2000 Giacomo Conterno Barolo “Cascina Francia” Piemonte, Italy
Light ruby in the glass with hints of orange, this wine has an otherworldly scent of anise, fresh bubble gum, and a sweet quality that eventually resolves to rose petal. Sweet on the palate, with an incredible weightlessness, the wine tastes of silky redcurrant, dried flowers… and…. there’s fruit there, but what the hell is it? Dragon fruit? Something exotic, and incredible aromatics. Light tannins grip the edges of the mouth light a velvet glove as the wine soars through a finish that seems without end. Tasted from a magnum. Score: between 9.5 and 10. Cost: $175. Where to buy?

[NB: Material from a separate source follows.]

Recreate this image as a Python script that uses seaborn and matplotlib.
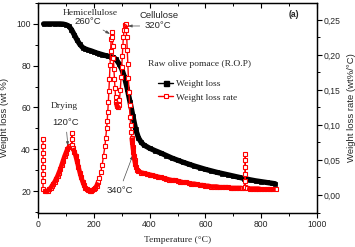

2001 Giacomo Conterno Barolo “Monfortino,” Piemonte, Italy
Light ruby with orange at the rim, this wine smells of wet stones, old wet wood, and a bright green fruit smell like a ripe guava before it’s cut open. In the mouth it is an unusual combination of power and grace. Brightly acidic with tangy raspberry, redcurrant, and sour cherry flavors, the wine also has a deep resonance and tannic structure that show like a body builders bulk under his clothes. On the finish the wine is airy, and expansive, and oh-so-delicious. Score: around 9.5. Cost: $395. Where to buy?
1997 Giacomo Conterno Barolo “Monfortino” Piemonte, Italy
Light ruby in color with orange on the rim, this wine at first has a faint nose, which over time develops into a compelling combination of floral and mineral aromas mixed with wet wood and dandelion stems. In the mouth it is mineral driven and slightly austere, with flavors of wet stones, wet wood, and a granitic fruit that seems to seethe beneath the surface. This is a brick house of a wine, broad and expansive, but possesses less fruit than I might like at this point. The finish tastes the way my deck smells after a rainstorm, which is to say, excellent. Tasted from magnum. Score: between 9 and 9.5. Cost: $300. Where to buy?